On 18/05/2020 19:27, Bert Coules wrote:
Perhaps only peripherally DIY but there's such a lot of computer
expertise here.

I was surprised today to see a reference to "a poor quality
fifth-generation mp3 file" - I thought that digital files (of whatever
format) reproduced exactly from generation to generation with no
deterioration at all.Â* Am I mistaken?


Yes. MP3 is a compressed audio stream uncompressed when you listen to
it. You can crop and do certain other things to it losslessly but in
general if you change things like amplitude slightly then it will be
recompressed with additional quantisation losses every time you do it.

Standard approach for audio as with JPEG images is to keep all the
intermediate working files in some lossless format like FLAC.
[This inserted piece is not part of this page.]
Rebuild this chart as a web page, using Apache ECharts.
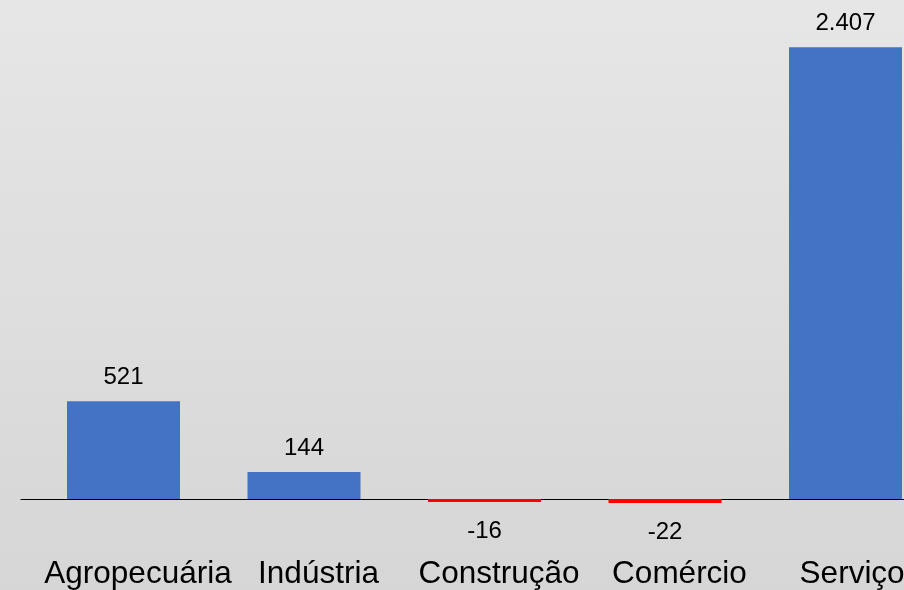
<!DOCTYPE html>
<html>
<head>
<meta charset="utf-8">
<script src="https://cdn.jsdelivr.net/npm/echarts@6/dist/echarts.min.js"></script>
<style>
  html, body { margin: 0; padding: 0; }
  #chart { width: 904px; height: 590px; }
</style>
</head>
<body>
<div id="chart"></div>
<script>
const sectors = ['Agropecuária', 'Indústria', 'Construção', 'Comércio', 'Serviços'];
const balance = [521, 144, -16, -22, 2407];

const positiveColor = '#4472C4';
const negativeColor = '#FF0000';
const font = '"Liberation Sans", Arial, sans-serif';

const chart = echarts.init(document.getElementById('chart'), null, { renderer: 'canvas' });

// same px-per-unit in both grids: 0 lands at y≈499
const yRange = { min: -100, max: 2600 };
const plotTop = 11;
const plotHeight = 506.7;

chart.setOption({
  animation: false,
  backgroundColor: new echarts.graphic.LinearGradient(0, 0, 0, 1, [
    { offset: 0, color: '#e6e6e6' },
    { offset: 1, color: '#d6d6d6' }
  ]),
  grid: [
    { left: 33.25, width: 902.5, top: plotTop, height: plotHeight, outerBoundsMode: 'none', containLabel: false },
    // only used to draw the zero line a bit further left
    { left: 21, right: 0, top: plotTop, height: plotHeight, outerBoundsMode: 'none', containLabel: false }
  ],
  xAxis: [
    {
      type: 'category',
      gridIndex: 0,
      position: 'bottom',
      data: sectors,
      axisLine: { show: false, onZero: false },
      axisTick: { show: false },
      axisLabel: {
        interval: 0,
        margin: 41,
        // labels sit a little right of the bar centres in the original
        padding: [0, 0, 0, 29],
        color: '#000',
        fontSize: 31.5,
        fontFamily: font
      }
    },
    {
      type: 'category',
      gridIndex: 1,
      data: [''],
      axisLine: { show: true, onZero: true, lineStyle: { color: '#000', width: 1 } },
      axisTick: { show: false },
      axisLabel: { show: false }
    }
  ],
  yAxis: [
    {
      type: 'value',
      gridIndex: 0,
      min: yRange.min,
      max: yRange.max,
      show: false,
      splitLine: { show: false }
    },
    {
      type: 'value',
      gridIndex: 1,
      min: yRange.min,
      max: yRange.max,
      show: false,
      splitLine: { show: false }
    }
  ],
  series: [
    {
      type: 'bar',
      xAxisIndex: 0,
      yAxisIndex: 0,
      barWidth: 113,
      data: balance.map(v => ({
        value: v,
        itemStyle: { color: v < 0 ? negativeColor : positiveColor },
        label: { position: v < 0 ? 'bottom' : 'top', distance: v < 0 ? 17 : 12 }
      })),
      label: {
        show: true,
        color: '#000',
        fontSize: 24,
        fontFamily: font,
        formatter: p => p.value.toLocaleString('pt-BR')
      },
      z: 3
    },
    {
      type: 'bar',
      xAxisIndex: 1,
      yAxisIndex: 1,
      data: []
    }
  ]
});
</script>
</body>
</html>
https://en.wikipedia.org/wiki/FLAC

There are transcoders that can do the available MP3 lossless operations
directly on an MP3 stream to splice things together for example.

If mp3s do indeed get
progressively worse when repeatedly dubbed I'm going to have to rethink
the audio project I'm currently working on.


Yes. Although depending on your final quality requirements you might get
away with it if you keep the bitrate high enough.

Sound files are generally small enough that using FLAC isn't too bad.
Then you have a single generation lossy recoding right at the end.

There is a very slight advantage to using about the same compression
quality parameters as your original source material.